* **Work to be completed**: Scan the records for the string "this"; copy each line where it occurs.

* **Dataset**:
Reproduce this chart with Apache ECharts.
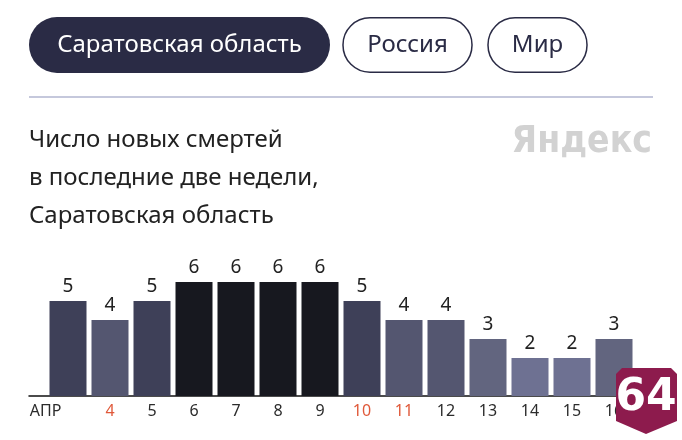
<!DOCTYPE html>
<html>
<head>
<meta charset="utf-8">
<script src="https://cdn.jsdelivr.net/npm/echarts@6/dist/echarts.min.js"></script>
<style>
html, body { margin: 0; padding: 0; background: #fff; }
#chart { width: 682px; height: 440px; }
</style>
</head>
<body>
<div id="chart"></div>
<script>
// дни апреля (первый подписан месяцем) и число смертей
const days = ['АПР', '4', '5', '6', '7', '8', '9', '10', '11', '12', '13', '14', '15', '16'];
const deaths = [5, 4, 5, 6, 6, 6, 6, 5, 4, 4, 3, 2, 2, 3];
const redDays = ['4', '10', '11'];
const tabs = ['Саратовская область', 'Россия', 'Мир'];
const titleLines = ['Число новых смертей', 'в последние две недели,', 'Саратовская область'];
// цвет столбика по значению: 2..6
const shades = { 2: '#6e7192', 3: '#62657f', 4: '#545670', 5: '#3e4058', 6: '#17181f' };

const font = 'Noto Sans';
const dark = '#2a2b45';

const chart = echarts.init(document.getElementById('chart'));

const option = {
    animation: false,
    grid: [
        { left: 47, right: 47, top: 244, bottom: 44 },
        { left: 29, right: 47, top: 244, bottom: 44 }
    ],
    xAxis: [
        {
            type: 'category',
            data: days,
            gridIndex: 0,
            axisLine: { show: false },
            axisTick: { show: false },
            axisLabel: {
                interval: 0,
                margin: 7,
                fontFamily: font,
                fontSize: 16,
                formatter: function (v, i) {
                    if (i === 0) return '{m|' + v + '}';
                    if (redDays.indexOf(v) >= 0) return '{r|' + v + '}';
                    return '{n|' + v + '}';
                },
                rich: {
                    m: { fontFamily: font, fontSize: 16, color: '#2b2b2b', padding: [0, 45, 0, 0] },
                    r: { fontFamily: font, fontSize: 16, color: '#e0593a' },
                    n: { fontFamily: font, fontSize: 16, color: '#2b2b2b' }
                }
            }
        },
        {
            type: 'value',
            gridIndex: 1,
            min: 0,
            max: 1,
            axisLine: { show: true, lineStyle: { color: '#111', width: 1.5 } },
            axisTick: { show: false },
            axisLabel: { show: false },
            splitLine: { show: false }
        }
    ],
    yAxis: [
        { type: 'value', gridIndex: 0, min: 0, max: 8, show: false },
        { type: 'value', gridIndex: 1, min: 0, max: 1, show: false }
    ],
    series: [
        {
            type: 'bar',
            data: deaths,
            barWidth: 37,
            itemStyle: {
                color: function (p) { return shades[p.value]; }
            },
            label: {
                show: true,
                position: 'top',
                distance: 5,
                fontFamily: font,
                fontSize: 19,
                color: '#222'
            }
        }
    ],
    graphic: [
        // кнопки
        { type: 'rect', shape: { x: 29, y: 17, width: 301, height: 56, r: 28 }, style: { fill: dark } },
        { type: 'text', x: 179.5, y: 45, style: { text: tabs[0], fill: '#fff', font: '24px "Noto Sans"', align: 'center', verticalAlign: 'middle' } },
        { type: 'rect', shape: { x: 343, y: 17.75, width: 129, height: 54.5, r: 27 }, style: { fill: '#fff', stroke: dark, lineWidth: 1.5 } },
        { type: 'text', x: 407.5, y: 45, style: { text: tabs[1], fill: dark, font: '24px "Noto Sans"', align: 'center', verticalAlign: 'middle' } },
        { type: 'rect', shape: { x: 488, y: 17.75, width: 99, height: 54.5, r: 27 }, style: { fill: '#fff', stroke: dark, lineWidth: 1.5 } },
        { type: 'text', x: 537.5, y: 45, style: { text: tabs[2], fill: dark, font: '24px "Noto Sans"', align: 'center', verticalAlign: 'middle' } },
        { type: 'line', shape: { x1: 29, y1: 97, x2: 653, y2: 97 }, style: { stroke: '#c5c8dc', lineWidth: 2 } },
        // заголовок
        { type: 'text', left: 29, top: 121, style: { text: titleLines.join('\n'), fill: '#222', font: '24px "Noto Sans"', lineHeight: 38 } },
        { type: 'text', x: 652, y: 142, style: { text: 'Яндекс', fill: '#d2d2d2', font: 'bold 37px "DejaVu Sans Condensed"', align: 'right', verticalAlign: 'middle' } },
        // значок 64
        {
            type: 'polygon', z: 100,
            shape: { points: [[622, 368], [671, 368], [677, 374], [677, 421], [646, 434], [616, 421], [616, 374]] },
            style: { fill: '#8d1b4d' }
        },
        { type: 'text', z: 101, x: 646, y: 399, style: { text: '64', fill: '#fff', font: 'bold 44px "DejaVu Sans"', align: 'center', verticalAlign: 'middle' } }
    ]
};

chart.setOption(option);
</script>
</body>
</html>
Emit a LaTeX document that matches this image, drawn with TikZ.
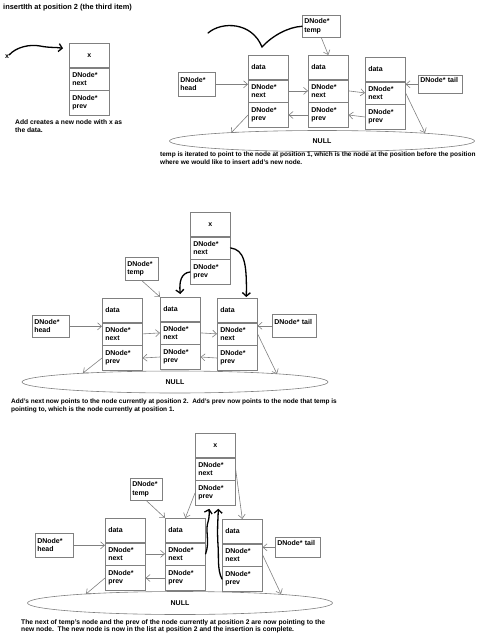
\documentclass[tikz,border=0pt]{standalone}
\usepackage{fontspec}
\setmainfont{Liberation Sans}
\usetikzlibrary{arrows.meta,shapes.geometric}
\definecolor{BoxClr}{gray}{0.5}
\newcommand{\boxfont}{\fontsize{7}{8.3}\selectfont\bfseries}
\newcommand{\capfont}{\fontsize{6.5}{7.5}\selectfont\bfseries}
\newcommand{\dnode}[5][left]{%
  \node[cell,minimum height=24pt,anchor=north west,align=#1] (#2d) at (#3,#4) {#5};
  \node[cell,minimum height=22pt,anchor=north] (#2n) at (#2d.south) {DNode*\\next};
  \node[cell,minimum height=25pt,anchor=north] (#2p) at (#2n.south) {DNode*\\prev};
}
\tikzset{
  cell/.style={draw=BoxClr,line width=.6pt,minimum width=40pt,text width=34pt,
    inner xsep=3pt,inner ysep=1pt,align=left,font=\boxfont},
  pbox/.style={draw=BoxClr,line width=.6pt,anchor=north west,align=left,
    inner xsep=2pt,inner ysep=1pt,font=\boxfont},
  nullring/.style={ellipse,draw=BoxClr,line width=.6pt,inner sep=0pt,font=\boxfont},
  captext/.style={anchor=north west,align=left,inner sep=0pt,font=\capfont},
  ptr/.style={draw=BoxClr,line width=.6pt,-{Straight Barb[length=4pt,width=7pt]}},
  hand/.style={draw=black,line width=1.3pt,line cap=round,-{Straight Barb[length=3.5pt,width=8pt]}},
  scrawl/.style={draw=black,line width=1.3pt,line cap=round}
}
\begin{document}
\begin{tikzpicture}[x=1pt,y=-1pt]
\useasboundingbox (0,0) rectangle (496,640);

\node[captext,font=\fontsize{7.4}{8.5}\selectfont\bfseries] (ttl) at (3,4) {insertIth at position 2 (the third item)};

\node[inner sep=0pt,font=\boxfont] (xl) at (7,57) {x};
\dnode[center]{x1}{69}{43}{x}
\draw[hand] (xl.north east) .. controls (16,47) and (30,44) .. (40,46)
  .. controls (50,48) and (55,47) .. ([xshift=-6pt,yshift=7pt]x1d.west);
\node[captext,font=\fontsize{6.7}{8.3}\selectfont\bfseries] (cap1) at (15,119) {Add creates a new node with x as\\the data.};

\dnode{a2}{248}{55}{data}
\dnode{b2}{308}{55}{data}
\dnode{c2}{365}{57}{data}
\node[pbox,text width=33pt,minimum height=24pt] (h2) at (178,72) {DNode*\\head};
\node[pbox,text width=34pt,minimum height=22pt] (tmp2) at (302,15) {DNode*\\temp};
\node[pbox,text width=40pt,minimum height=18pt] (t2) at (418,75) {DNode* tail\\\mbox{}};
\node[nullring,minimum width=305pt,minimum height=21pt] (z2) at (322,141) {NULL};
\coordinate (z2a) at (231,133);
\coordinate (z2b) at (425,133);
\coordinate (s2) at (208,33);
\draw[scrawl] (s2) .. controls (222,21) and (252,22) .. (262,47)
  .. controls (272,36) and (288,27) .. (tmp2.west);
\draw[ptr] (tmp2.south) -- (b2d.north);
\draw[ptr] (h2.east) -- (h2.east -| a2n.west);
\draw[ptr] (a2n.east) -- (b2n.west);
\draw[ptr] (b2n.east) -- (c2n.west);
\draw[ptr] (b2p.west) -- (a2p.east);
\draw[ptr] (c2p.west) -- (b2p.east);
\draw[ptr] (t2.west) -- (t2.west -| c2n.east);
\draw[ptr] (a2p.west) -- (z2a);
\draw[ptr] (c2n.east) -- (z2b);
\node[captext] (cap2) at (160,152) {temp is iterated to point to the node at position 1, which is the node at the position before the position\\where we would like to insert add's new node.};

\dnode[center]{x3}{190}{212}{x}
\dnode{a3}{102}{298}{data}
\dnode{b3}{160}{297}{data}
\dnode{c3}{217}{298}{data}
\node[pbox,text width=33pt,minimum height=22pt] (h3) at (32,315) {DNode*\\head};
\node[pbox,text width=29pt,minimum height=23pt] (tmp3) at (125,257) {DNode*\\temp};
\node[pbox,text width=40pt,minimum height=23pt] (t3) at (272,314) {DNode* tail\\\mbox{}};
\node[nullring,minimum width=306pt,minimum height=22pt] (z3) at (175,382) {NULL};
\coordinate (z3a) at (83,373);
\coordinate (z3b) at (277,374);
\draw[ptr] (tmp3.south) -- (b3d.north west);
\draw[hand] (x3p.west) .. controls (181,273) and (179,282) .. ([yshift=3pt]b3d.north);
\draw[hand] (x3n.east) .. controls (244,250) and (247,262) .. ([xshift=9pt,yshift=1pt]c3d.north);
\draw[ptr] (h3.east) -- (h3.east -| a3n.west);
\draw[ptr] (a3n.east) -- (b3n.west);
\draw[ptr] (b3n.east) -- (c3n.west);
\draw[ptr] (b3p.west) -- (a3p.east);
\draw[ptr] (c3p.west) -- (b3p.east);
\draw[ptr] (t3.west) -- (t3.west -| c3n.east);
\draw[ptr] (a3p.west) -- (z3a);
\draw[ptr] (c3n.east) -- (z3b);
\node[captext] (cap3) at (11,399) {Add's next now points to the node currently at position 2.\ \ Add's prev now points to the node that temp is\\pointing to, which is the node currently at position 1.};

\dnode[center]{x4}{195}{433}{x}
\dnode{a4}{105}{518}{data}
\dnode{b4}{165}{518}{data}
\dnode{c4}{222}{519}{data}
\node[pbox,text width=34pt,minimum height=24pt] (h4) at (35,533) {DNode*\\head};
\node[pbox,text width=28pt,minimum height=22pt] (tmp4) at (130,478) {DNode*\\temp};
\node[pbox,text width=41pt,minimum height=20pt] (t4) at (275,537) {DNode* tail\\\mbox{}};
\node[nullring,minimum width=305pt,minimum height=23pt] (z4) at (180,603) {NULL};
\coordinate (z4a) at (86,594);
\coordinate (z4b) at (281,594);
\draw[ptr] (tmp4.south) -- (b4d.north west);
\draw[ptr] (x4p.west) -- (b4d.north);
\draw[ptr] (x4n.east) -- (c4d.north);
\draw[hand] (b4n.east) .. controls (210,542) and (205,530) .. (208,522)
  .. controls (210,515) and (209,510) .. ([xshift=-6pt,yshift=-3pt]x4p.south);
\draw[hand] (c4p.west) .. controls (217,570) and (219,555) .. (218,545)
  .. controls (217,530) and (218,520) .. ([xshift=3pt,yshift=-3pt]x4p.south);
\draw[ptr] (h4.east) -- (h4.east -| a4n.west);
\draw[ptr] (a4n.east) -- (b4n.west);
\draw[ptr] (b4p.west) -- (a4p.east);
\draw[ptr] (t4.west) -- (t4.west -| c4n.east);
\draw[ptr] (a4p.west) -- (z4a);
\draw[ptr] (c4n.east) -- (z4b);
\node[captext,font=\fontsize{6.7}{7}\selectfont\bfseries] (cap4) at (21,619) {The next of temp's node and the prev of the node currently at position 2 are now pointing to the\\new node.\ \ The new node is now in the list at position 2 and the insertion is complete.};
\end{tikzpicture}
\end{document}
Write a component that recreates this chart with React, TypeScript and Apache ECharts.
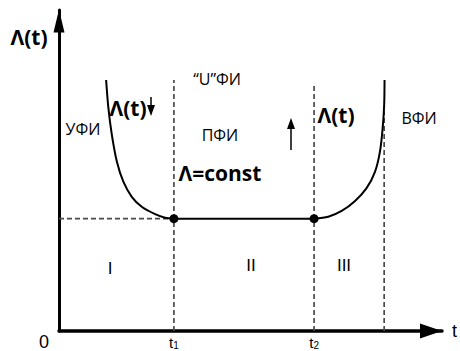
import React, { useEffect, useRef } from "react";
import * as echarts from "echarts";

// Time axis positions (arbitrary units)
const t1 = 3.0;
const t2 = 6.66;
const t3 = 8.49;
const lambdaConst = 3.5;

// Early failures (decreasing)
const earlyT = [1.23, 1.29, 1.38, 1.51, 1.68, 1.9, 2.16, 2.51, 2.77, 3.0];
const earlyL = [7.82, 6.94, 6.11, 5.28, 4.65, 4.18, 3.87, 3.64, 3.53, 3.5];
// Wear-out failures (increasing)
const wearT = [6.66, 7.03, 7.38, 7.73, 8.03, 8.25, 8.38, 8.45, 8.49, 8.5];
const wearL = [3.5, 3.56, 3.74, 4.05, 4.45, 4.96, 5.59, 6.31, 7.04, 7.82];

// Dashed vertical line tops
const vTops = [7.82, 7.7, 6.85];

const xTicks = [t1, t2];
const xTickLabels = ["t{s|1}", "t{s|2}"];

const BOLD = "'Open Sans', 'Noto Sans', sans-serif";
const REG = "'Open Sans', 'Noto Sans', sans-serif";
const ARIAL = "'Liberation Sans', Arial, sans-serif";

export default function App() {
  const ref = useRef<HTMLDivElement>(null);
  useEffect(() => {
    if (!ref.current) return;
    document.body.style.margin = "0";
    const chart = echarts.init(ref.current, undefined, { renderer: "svg" });
    const dash = { color: "#4a4a4a", width: 1.7, type: [5, 3] as any };
    const vx = [t1, t2, t3];
    const txt = (x: number, y: number, text: string, size: number, bold: boolean, family: string) => ({
      type: "text",
      x,
      y,
      style: {
        text,
        fontSize: size,
        fontWeight: bold ? "bold" : "normal",
        fontFamily: family,
        fill: "#000",
        align: "center",
        verticalAlign: "middle",
      },
    });
    chart.setOption({
      animation: false,
      grid: { left: 59, right: 18, top: 10, bottom: 20, outerBoundsMode: "none", containLabel: false },
      xAxis: {
        type: "value",
        min: 0,
        max: 10,
        splitLine: { show: false },
        axisTick: { show: false },
        axisLine: {
          show: true,
          onZero: false,
          symbol: ["none", "triangle"],
          symbolSize: [15, 22],
          symbolOffset: [0, -11],
          lineStyle: { color: "#000", width: 3.5 },
        },
        axisLabel: {
          show: true,
          customValues: xTicks,
          margin: 4,
          formatter: (v: number) => {
            const i = xTicks.indexOf(v);
            return i >= 0 ? xTickLabels[i] : "";
          },
          color: "#000",
          fontFamily: ARIAL,
          fontSize: 15,
          lineHeight: 15,
          rich: { s: { fontSize: 10, fontFamily: ARIAL, padding: [5, 0, 0, 0] } },
        },
        name: "t",
        nameLocation: "end",
        nameGap: 10,
        nameTextStyle: { color: "#000", fontFamily: ARIAL, fontSize: 18, verticalAlign: "middle" },
      },
      yAxis: {
        type: "value",
        min: 0,
        max: 10,
        splitLine: { show: false },
        axisTick: { show: false },
        axisLabel: { show: false },
        axisLine: {
          show: true,
          onZero: false,
          symbol: ["none", "triangle"],
          symbolSize: [11, 23],
          symbolOffset: [0, -11],
          lineStyle: { color: "#000", width: 3 },
        },
      },
      series: [
        ...vx.map((x, i) => ({
          type: "line",
          data: [
            [x, 0],
            [x, vTops[i]],
          ],
          symbol: "none",
          lineStyle: dash,
          z: 1,
        })),
        {
          type: "line",
          data: [
            [0, lambdaConst],
            [t1, lambdaConst],
          ],
          symbol: "none",
          lineStyle: dash,
          z: 1,
        },
        {
          type: "line",
          data: earlyT.map((t, i) => [t, earlyL[i]]),
          smooth: 0.3,
          symbol: "none",
          lineStyle: { color: "#000", width: 2 },
          z: 3,
        },
        {
          type: "line",
          data: wearT.map((t, i) => [t, wearL[i]]),
          smooth: 0.3,
          symbol: "none",
          lineStyle: { color: "#000", width: 2 },
          z: 3,
        },
        {
          type: "line",
          data: [
            [t1, lambdaConst],
            [t2, lambdaConst],
          ],
          symbol: "circle",
          symbolSize: 9,
          showSymbol: true,
          itemStyle: { color: "#000" },
          lineStyle: { color: "#000", width: 2 },
          z: 4,
        },
      ],
      graphic: [
        txt(29, 37, "Λ(t)", 21, true, BOLD),
        txt(217, 79, "“U”ФИ", 16, false, REG),
        txt(128, 108, "Λ(t)", 21, true, BOLD),
        txt(83, 129, "УФИ", 16, false, REG),
        txt(220, 135, "ПФИ", 16, false, REG),
        txt(336, 115, "Λ(t)", 21, true, BOLD),
        txt(419, 118, "ВФИ", 16, false, REG),
        txt(220, 173, "Λ=const", 21, true, BOLD),
        txt(110, 268, "I", 17, false, ARIAL),
        txt(251, 265, "II", 17, false, ARIAL),
        txt(344, 265, "III", 17, false, ARIAL),
        txt(44, 342, "0", 18, false, ARIAL),
        // small down arrow
        { type: "line", shape: { x1: 151, y1: 97, x2: 151, y2: 108 }, style: { stroke: "#000", lineWidth: 1.5 } },
        { type: "polygon", shape: { points: [[147, 105], [155, 105], [151, 116]] }, style: { fill: "#000" } },
        // small up arrow
        { type: "line", shape: { x1: 291, y1: 126, x2: 291, y2: 150 }, style: { stroke: "#000", lineWidth: 1.5 } },
        { type: "polygon", shape: { points: [[287, 129], [295, 129], [291, 118]] }, style: { fill: "#000" } },
      ],
    });
    return () => chart.dispose();
  }, []);
  return <div ref={ref} style={{ width: 460, height: 351 }} />;
}
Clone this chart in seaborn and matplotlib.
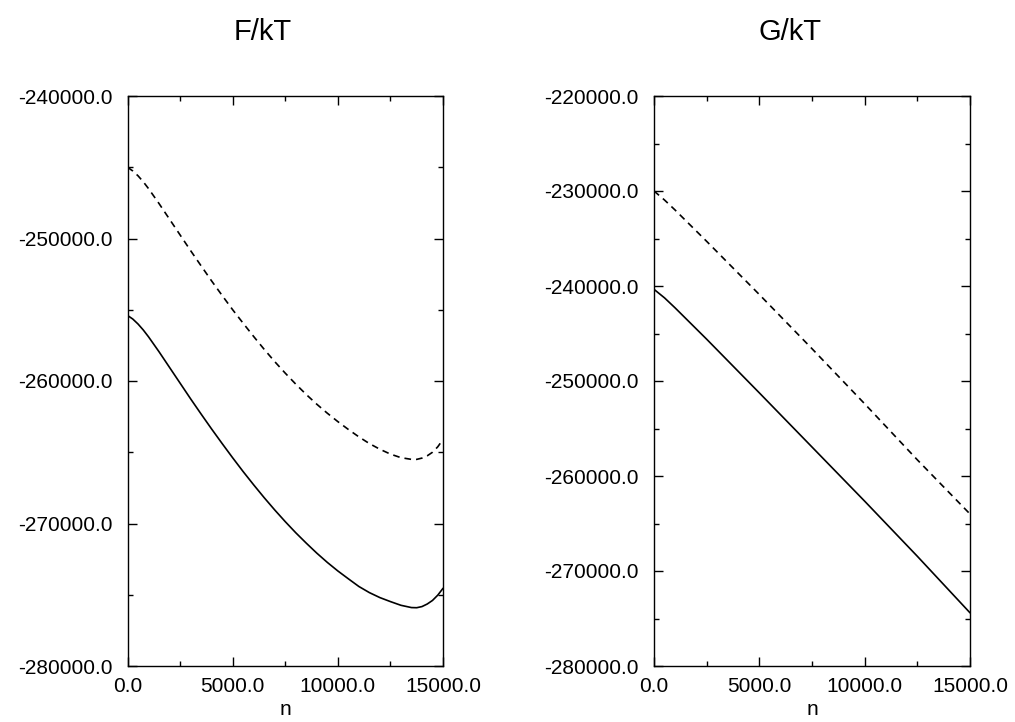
import matplotlib
matplotlib.use("Agg")
import matplotlib.pyplot as plt
from matplotlib.ticker import MultipleLocator, FormatStrFormatter
import seaborn as sns
import pandas as pd

# ---- data ----
n_F = [0, 250, 500, 750, 1000, 1500, 2000, 2500, 3000, 3500, 4000, 4500,
       5000, 5500, 6000, 6500, 7000, 7500, 8000, 8500, 9000, 9500, 10000,
       10500, 11000, 11500, 12000, 12500, 13000, 13500, 13750, 14000, 14250,
       14500, 14750, 15000]
F_solid = [-255400, -255650, -256000, -256420, -256900, -257950, -259050,
           -260150, -261250, -262320, -263370, -264390, -265390, -266360,
           -267290, -268190, -269050, -269870, -270650, -271380, -272080,
           -272730, -273330, -273880, -274420, -274850, -275200, -275480,
           -275740, -275900, -275910, -275830, -275650, -275400, -275030,
           -274550]
F_dashed = [-245000, -245260, -245600, -246020, -246500, -247550, -248650,
            -249750, -250850, -251920, -252980, -254000, -255000, -255950,
            -256880, -257780, -258640, -259450, -260220, -260950, -261630,
            -262260, -262850, -263400, -263920, -264390, -264790, -265130,
            -265380, -265500, -265500, -265410, -265250, -265000, -264620,
            -264100]

n_G = [0, 500, 1000, 2500, 5000, 7500, 10000, 12500, 15000]
G_solid = [-240350, -241250, -242300, -245600, -251250, -256950, -262650,
           -268450, -274400]
G_dashed = [-230000, -230950, -232000, -235300, -240900, -246600, -252400,
            -258300, -264000]

titles = ["F/kT", "G/kT"]
xlabel = "n"
ylims = [(-280000, -240000), (-280000, -220000)]
xlim = (0, 15000)

sns.set_style("ticks")
plt.rcParams["font.family"] = ["Liberation Sans", "DejaVu Sans"]
plt.rcParams["axes.unicode_minus"] = False
plt.rcParams["text.color"] = "black"
plt.rcParams["axes.labelcolor"] = "black"

fig = plt.figure(figsize=(10.15, 7.22), dpi=100)
W, H = 1015, 722
ax_boxes = [(127.5, 443.0), (654.0, 970.0)]
top_px, bot_px = 96.0, 666.0

panels = [
    (n_F, F_solid, F_dashed),
    (n_G, G_solid, G_dashed),
]

for i, ((x0, x1), (nx, ys, yd)) in enumerate(zip(ax_boxes, panels)):
    ax = fig.add_axes([x0 / W, (H - bot_px) / H, (x1 - x0) / W, (bot_px - top_px) / H])
    df_s = pd.DataFrame({"n": nx, "v": ys})
    df_d = pd.DataFrame({"n": nx, "v": yd})
    sns.lineplot(data=df_s, x="n", y="v", ax=ax, color="black", linewidth=1.2,
                 errorbar=None, sort=True)
    sns.lineplot(data=df_d, x="n", y="v", ax=ax, color="black", linewidth=1.2,
                 errorbar=None, sort=True, linestyle=(0, (4, 3)))
    ax.set_xlim(*xlim)
    ax.set_ylim(*ylims[i])
    ax.xaxis.set_major_locator(MultipleLocator(5000))
    ax.xaxis.set_minor_locator(MultipleLocator(2500))
    ax.yaxis.set_major_locator(MultipleLocator(10000))
    ax.yaxis.set_minor_locator(MultipleLocator(5000))
    ax.xaxis.set_major_formatter(FormatStrFormatter("%.1f"))
    ax.yaxis.set_major_formatter(FormatStrFormatter("%.1f"))
    ax.tick_params(which="both", direction="in", top=True, right=True,
                   colors="black", labelcolor="black", labelsize=15)
    ax.tick_params(which="major", length=6.5, width=1.0)
    ax.tick_params(which="minor", length=3.5, width=1.0)
    ax.tick_params(axis="y", which="major", pad=11)
    ax.tick_params(axis="x", which="major", pad=8)
    for sp in ax.spines.values():
        sp.set_visible(True)
        sp.set_color("black")
        sp.set_linewidth(1.0)
    ax.set_ylabel("")
    ax.set_xlabel(xlabel, fontsize=15, labelpad=3)
    cx = (x0 + x1) / 2
    fig.text(cx / W - 0.022, 1 - 32 / H, titles[i], ha="center", va="center",
             fontsize=21, color="black")

fig.savefig("out.png", dpi=100)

* **Task output**:
Reproduce this chart with Apache ECharts.
Emit a LaTeX document that matches this image, drawn with TikZ.
Write a component that recreates this chart with React, TypeScript and Apache ECharts.
Clone this chart in seaborn and matplotlib.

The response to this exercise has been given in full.